Well, I struggle with the student evaluation part of the idea. If, at the end of the day, a student believes he or she is learning, that is the goal. Students usually will say some version of the following:
1. I like the teacher, but I don't really learn all that much.
2. I hate the teacher; she/he teaches me nothing.
3. I like the teacher, and I learn so much.
4. I don't love the teacher, but I learn so much.
Typically, students won't learn much from a teacher they hate. I have never heard a kid say that he/she hates a teacher but learns a lot. They may say that a teacher is mean, but that just signifies that the teacher is more strict and has good classroom management. I will never understand when people want to teach, but they don't feel like they need to connect with students.
Now, I am not saying teachers should be up-to-date on pop culture, but students should feel respected and supported throughout the educational process. I am not the teacher students go to when they are having a difficult time at home or work or whatever (at least not usually); however, I connect with my students because I get them to understand that the skills I am teaching them will take them to college and beyond.
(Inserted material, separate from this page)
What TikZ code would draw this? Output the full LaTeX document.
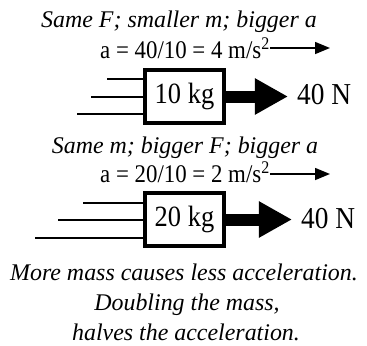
\documentclass[tikz,border=0pt]{standalone}
\usepackage{fontspec}
\setmainfont{Liberation Serif}
\newfontfamily\tallfont[FakeStretch=0.9]{Liberation Serif}
\usepackage{tikz}
\usetikzlibrary{arrows.meta,positioning}

\begin{document}
\begin{tikzpicture}[
    x=1bp, y=-1bp,
    note/.style={inner sep=0pt, anchor=base, font=\fontsize{24}{28}\selectfont\itshape},
    eqn/.style={inner sep=0pt, anchor=base west, font=\tallfont\fontsize{25.5}{28}\selectfont},
    mass/.style={draw, line width=4bp, minimum width=79bp, minimum height=53bp, inner sep=0pt, font=\tallfont\fontsize{29.5}{30}\selectfont},
    force/.style={inner sep=0pt, anchor=base west, font=\tallfont\fontsize{30.5}{32}\selectfont},
    accarrow/.style={-{Triangle[length=15bp,width=12bp]}, line width=1.5bp},
    pusharrow/.style={-{Triangle[length=33bp,width=34bp]}, line width=12bp, shorten >=9bp},
    trail/.style={line width=1.2bp}
]
\useasboundingbox (0,0) rectangle (367,346);
% first case: 10 kg
\node[note] (same1) at (179,27) {Same F; smaller m; bigger a};
\node[eqn] (acc1) at (100,58) {a = 40/10 = 4 m/s\textsuperscript{2}};
\coordinate (tip1) at (330,48);
\draw[accarrow] (acc1.east |- tip1) -- (tip1);
\node[mass] (box1) at (184.5,96.5) {10 kg};
\node[force] (f1) at (297,104) {40 N};
\draw[pusharrow] (box1.east) -- (f1.west |- box1.east);
\coordinate (t1a) at (107,79);
\coordinate (t1b) at (91,97);
\coordinate (t1c) at (77,114);
\foreach \t in {t1a,t1b,t1c}
  \draw[trail] (\t) -- (\t -| box1.west);
% second case: 20 kg
\node[note] (same2) at (185,153) {Same m; bigger F; bigger a};
\node[eqn] (acc2) at (100,182) {a = 20/10 = 2 m/s\textsuperscript{2}};
\coordinate (tip2) at (330,174);
\draw[accarrow] (acc2.east |- tip2) -- (tip2);
\node[mass] (box2) at (184.5,219.5) {20 kg};
\node[force] (f2) at (301,228) {40 N};
\draw[pusharrow] (box2.east) -- (f2.west |- box2.east);
\coordinate (t2a) at (83,203);
\coordinate (t2b) at (58,220);
\coordinate (t2c) at (35,238);
\foreach \t in {t2a,t2b,t2c}
  \draw[trail] (\t) -- (\t -| box2.west);
% conclusion
\node[note] (sum1) at (184,280) {More mass causes less acceleration.};
\node[note] (sum2) at (187,310) {Doubling the mass,};
\node[note] (sum3) at (186,340) {halves the acceleration.};
\end{tikzpicture}
\end{document}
I am there for them when they need help with the academic, and I understand when the non-academic interferes with the academic. I hold them accountable, just like I hold myself accountable for my teaching. If most of the students don't get it, I may need to reteach the concepts. And I admit when I am wrong; students respect that.
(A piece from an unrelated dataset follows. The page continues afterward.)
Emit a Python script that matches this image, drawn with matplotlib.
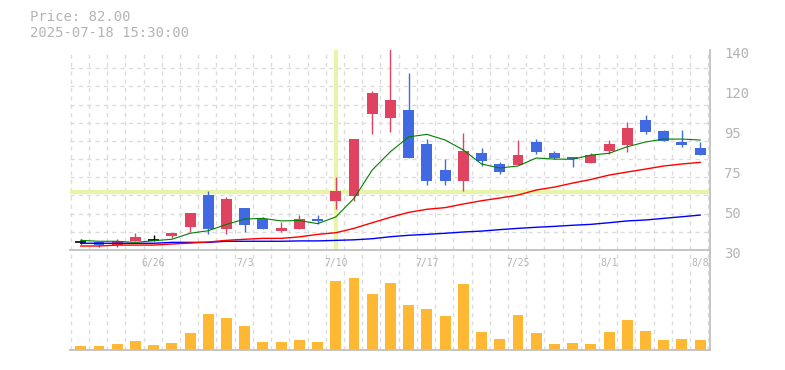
import matplotlib
matplotlib.use("Agg")
import matplotlib.pyplot as plt
import matplotlib.transforms as mtransforms
import numpy as np

# trading days 6/20 .. 8/8
dates = ["6/20", "6/23", "6/24", "6/25", "6/26", "6/27", "6/30", "7/1", "7/2", "7/3",
         "7/4", "7/7", "7/8", "7/9", "7/10", "7/11", "7/14", "7/15", "7/16", "7/17",
         "7/18", "7/22", "7/23", "7/24", "7/25", "7/28", "7/29", "7/30", "7/31", "8/1",
         "8/4", "8/5", "8/6", "8/7", "8/8"]
opens = [34.2, 34.6, 32.8, 35.0, 35.7, 37.7, 42.6, 60.2, 41.6, 53.1,
         47.0, 40.4, 41.6, 47.0, 57.0, 59.9, 105.0, 102.8, 107.0, 88.3,
         74.0, 68.1, 83.4, 77.3, 76.8, 89.4, 83.4, 81.2, 77.8, 84.4,
         87.8, 101.5, 95.4, 89.4, 86.3]
highs = [35.9, 34.6, 36.0, 39.5, 38.1, 39.5, 50.4, 62.4, 59.2, 53.1,
         48.2, 45.4, 49.2, 49.2, 70.3, 91.0, 117.4, 141.0, 127.4, 91.0,
         80.0, 94.4, 86.1, 78.4, 90.5, 91.0, 84.4, 81.2, 83.4, 90.5,
         100.4, 104.2, 96.0, 96.0, 89.4]
lows = [33.2, 31.8, 31.7, 35.0, 34.8, 36.6, 39.7, 39.0, 39.0, 39.9,
        41.6, 39.9, 41.6, 44.3, 52.6, 57.0, 94.0, 95.1, 80.8, 65.8,
        65.8, 62.6, 76.2, 72.0, 76.8, 82.8, 80.0, 75.6, 77.8, 82.8,
        83.9, 93.8, 90.0, 86.6, 82.0]
closes = [34.2, 32.9, 35.0, 37.2, 35.7, 39.5, 50.4, 41.6, 58.0, 43.8,
          41.6, 42.1, 47.0, 46.0, 62.4, 91.0, 116.4, 112.5, 80.8, 68.1,
          68.1, 84.4, 79.1, 73.1, 82.2, 83.9, 80.6, 79.9, 82.1, 88.3,
          97.1, 94.9, 90.0, 87.8, 82.0]
volumes = [41, 32, 52, 83, 50, 62, 165, 360, 318, 246,
           72, 82, 93, 82, 700, 730, 566, 680, 452, 412,
           340, 670, 175, 103, 350, 165, 52, 62, 52, 175,
           298, 185, 93, 103, 93]
ma_short = [35.3, 34.8, 34.8, 34.2, 35.1, 35.9, 39.2, 40.6, 44.1, 47.0,
            47.4, 46.0, 46.2, 44.5, 48.2, 58.4, 74.0, 84.1, 92.2, 93.6,
            90.5, 85.0, 77.3, 75.1, 76.2, 80.6, 80.0, 79.9, 82.2, 83.2,
            86.8, 89.4, 91.0, 91.0, 90.5]
ma_mid = [32.2, 32.2, 32.7, 32.7, 32.7, 33.3, 33.8, 34.4, 35.3, 35.9,
          36.4, 36.4, 37.2, 38.6, 39.5, 41.9, 45.0, 48.0, 50.7, 52.4,
          53.3, 55.3, 57.1, 58.6, 60.2, 63.0, 64.6, 66.8, 68.8, 71.2,
          72.9, 74.5, 76.2, 77.3, 78.2]
ma_long = [33.7, 33.7, 33.7, 33.7, 33.7, 34.2, 34.2, 34.2, 34.8, 34.8,
           34.8, 34.8, 35.0, 35.0, 35.3, 35.6, 36.2, 37.3, 38.1, 38.6,
           39.2, 39.9, 40.4, 41.2, 41.9, 42.5, 43.0, 43.6, 44.1, 45.0,
           46.0, 46.5, 47.4, 48.3, 49.2]
ytick_pos = [30, 52, 74, 96, 118, 140]
ytick_labels = ["30", "50", "75", "95", "120", "140"]
label_idx = [4, 9, 14, 19, 24, 29, 34]
cross_idx = 14
cross_price = 62

UP = "#e0435f"
DOWN = "#4169e1"
GRID = "#dcdcdc"
SPINE = "#c0c0c0"
TEXT = "#b4b4b4"
plt.rcParams["font.family"] = ["DejaVu Sans Mono"]

W, H = 785, 370
fig = plt.figure(figsize=(W / 100, H / 100), dpi=100)
x0, x1 = 70 / W, 710 / W
ax_v = fig.add_axes([x0, 1 - 349.5 / H, x1 - x0, 99.5 / H])
ax = fig.add_axes([x0, 1 - 250 / H, x1 - x0, 200 / H])

x = np.arange(len(dates))
xlim = (-0.59, 34.54)
grid_x = np.arange(-0.55, 34.6, 1)

# volume
ax_v.bar(x, volumes, width=0.6, color="#ffb833", zorder=2)
ax_v.set_xlim(*xlim)
ax_v.set_ylim(0, 1020)
ax_v.set_xticks(grid_x, minor=True)
ax_v.set_xticks([])
ax_v.set_yticks([])
ax_v.grid(which="minor", axis="x", color=GRID, linestyle=(0, (3, 3)), lw=1)
ax_v.tick_params(which="both", length=0)
for s in ["left", "top"]:
    ax_v.spines[s].set_visible(False)
for s in ["right", "bottom"]:
    ax_v.spines[s].set_color(SPINE)
    ax_v.spines[s].set_linewidth(1.3)

# price
ax.axvline(cross_idx, color="#e6f5a8", lw=3, zorder=1.5)
ax.axhline(cross_price, color="#e6f5a8", lw=3, zorder=1.5)
for i in x:
    o, h, l, c = opens[i], highs[i], lows[i], closes[i]
    if c > o:
        col = UP
    elif c < o:
        col = DOWN
    else:
        col = "black"
    ax.vlines(i, l, h, color=col, lw=1, zorder=3)
    if c == o:
        ax.hlines(c, i - 0.3, i + 0.3, color=col, lw=1.2, zorder=3)
    else:
        ax.bar(i, abs(c - o), bottom=min(o, c), width=0.6, color=col, zorder=3)

ax.plot(x, ma_long, color="#0000ff", lw=1.0, zorder=4)
ax.plot(x, ma_mid, color="#ff0000", lw=1.0, zorder=4)
ax.plot(x, ma_short, color="#008000", lw=0.8, zorder=4)

ax.set_xlim(*xlim)
ax.set_ylim(30, 140)
ax.set_xticks(label_idx)
ax.set_xticklabels([dates[i] for i in label_idx])
ax.set_xticks(grid_x, minor=True)
ax.set_yticks(ytick_pos)
ax.set_yticklabels(ytick_labels)
ax.set_yticks(np.arange(30, 141, 10), minor=True)
ax.yaxis.tick_right()
ax.grid(which="minor", color=GRID, linestyle=(0, (3, 3)), lw=1)
ax.tick_params(which="both", length=0)
ax.tick_params(axis="x", pad=6, labelsize=7, labelcolor=TEXT)
ax.tick_params(axis="y", pad=10, labelsize=10, labelcolor=TEXT)
shift = mtransforms.ScaledTranslation(0, -2.5 / 100, fig.dpi_scale_trans)
for lab in ax.get_yticklabels():
    lab.set_transform(lab.get_transform() + shift)
for s in ["left", "top"]:
    ax.spines[s].set_visible(False)
for s in ["right", "bottom"]:
    ax.spines[s].set_color(SPINE)
    ax.spines[s].set_linewidth(1.3)
ax.set_axisbelow(True)

fig.text(30 / W, 1 - 17 / H, "Price: 82.00", color=TEXT, fontsize=10, va="center")
fig.text(30 / W, 1 - 33 / H, "2025-07-18 15:30:00", color=TEXT, fontsize=10, va="center")

fig.savefig("out.png", dpi=100)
Also, VAM means nothing without context, so it should NEVER be used in the evaluation process. Principals should instead be able to look at teachers within the same schools and throughout the district concerning scores. If 2 ELA teachers are teaching relatively the same students in terms of reading level, the gains should be similar. If they are way high or way low, then that needs to be considered concerning the evaluation. Unfortunately, there is still more to it. If 1 ELA teacher has an awesome reading teacher to collaborate with or a history teacher who regularly reinforces reading skills, then that is benefit to the students/teacher. Another teacher may not have that same support.
My suggestion is to allow good teachers to be assigned to schools to assess other teachers, not AP's who regularly have an average of 3 years of teaching experience. Let the AP's deal with the students, who they usually don't spend enough time dealing with anyway. Master teachers can really see the pedagogy behind the lesson and actually help teachers who need help. When an AP with limited experience tells even a new teacher what to do, it comes off as usually unhelpful and punitive.
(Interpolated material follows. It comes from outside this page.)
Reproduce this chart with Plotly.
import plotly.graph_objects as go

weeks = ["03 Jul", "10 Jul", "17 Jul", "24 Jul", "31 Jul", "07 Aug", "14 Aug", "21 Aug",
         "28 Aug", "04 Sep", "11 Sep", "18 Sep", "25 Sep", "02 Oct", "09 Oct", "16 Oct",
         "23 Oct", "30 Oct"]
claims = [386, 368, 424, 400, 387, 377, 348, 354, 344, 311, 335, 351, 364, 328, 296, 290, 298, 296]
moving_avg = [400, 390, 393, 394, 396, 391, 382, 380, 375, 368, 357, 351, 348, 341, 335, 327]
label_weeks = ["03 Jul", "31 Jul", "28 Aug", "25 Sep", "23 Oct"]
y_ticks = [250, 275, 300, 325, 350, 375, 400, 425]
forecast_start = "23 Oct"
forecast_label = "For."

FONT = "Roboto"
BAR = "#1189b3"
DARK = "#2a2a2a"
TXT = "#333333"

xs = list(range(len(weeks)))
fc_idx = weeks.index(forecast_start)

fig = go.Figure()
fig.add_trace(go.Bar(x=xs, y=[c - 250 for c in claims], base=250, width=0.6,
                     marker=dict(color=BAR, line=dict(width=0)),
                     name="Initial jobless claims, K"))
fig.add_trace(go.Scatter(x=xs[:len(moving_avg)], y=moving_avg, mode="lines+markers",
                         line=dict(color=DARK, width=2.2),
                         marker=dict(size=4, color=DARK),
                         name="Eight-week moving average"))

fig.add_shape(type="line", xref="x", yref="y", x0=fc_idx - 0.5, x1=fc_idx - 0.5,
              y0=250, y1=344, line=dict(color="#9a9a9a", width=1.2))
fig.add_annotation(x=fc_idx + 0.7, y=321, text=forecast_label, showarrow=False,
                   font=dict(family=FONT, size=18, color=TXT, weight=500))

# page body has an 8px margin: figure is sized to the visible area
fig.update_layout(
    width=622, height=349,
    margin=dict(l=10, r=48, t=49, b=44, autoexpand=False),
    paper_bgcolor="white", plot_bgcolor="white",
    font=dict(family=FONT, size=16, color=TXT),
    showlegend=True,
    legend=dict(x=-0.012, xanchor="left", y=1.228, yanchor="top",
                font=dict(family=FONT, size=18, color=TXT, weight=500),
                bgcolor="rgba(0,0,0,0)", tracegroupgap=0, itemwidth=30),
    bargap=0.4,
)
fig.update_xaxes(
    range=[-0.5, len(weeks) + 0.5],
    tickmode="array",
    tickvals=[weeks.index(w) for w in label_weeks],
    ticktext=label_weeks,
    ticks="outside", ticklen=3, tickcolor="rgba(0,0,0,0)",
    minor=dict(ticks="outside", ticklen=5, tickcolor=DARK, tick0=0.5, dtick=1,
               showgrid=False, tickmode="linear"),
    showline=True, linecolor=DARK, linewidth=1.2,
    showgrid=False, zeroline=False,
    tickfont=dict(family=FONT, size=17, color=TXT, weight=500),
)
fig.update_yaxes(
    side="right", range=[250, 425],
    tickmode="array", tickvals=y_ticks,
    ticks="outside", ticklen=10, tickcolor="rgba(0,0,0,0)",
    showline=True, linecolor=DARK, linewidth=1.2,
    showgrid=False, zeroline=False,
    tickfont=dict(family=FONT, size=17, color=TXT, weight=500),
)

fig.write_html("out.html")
I struggle with the start of the article most of all. "Public school teachers are the most important in-school factor in student achievement." Of course, this makes the most sense; however, the reality is that teachers in Duval just don't stay. If we had people itching to be teachers, then okay, be harsh. The truth is that none of this will matter. Duval doesn't attract the best of the best because the best teachers want to be at schools that will give them autonomy and respect. Eventually good teachers seem to matriculate out of the most difficult schools. Now, some may stay, but they are rare indeed. Look at the average teaching experience of teachers at each school. Holding teachers accountable who only stay 1-5 years inevitably will lead to nothing. Attracting people who are invested in the community, who want to stay, who are not told what to do, who feel like they are building a school culture, and who are paid a respectable wage should be the ultimate goal.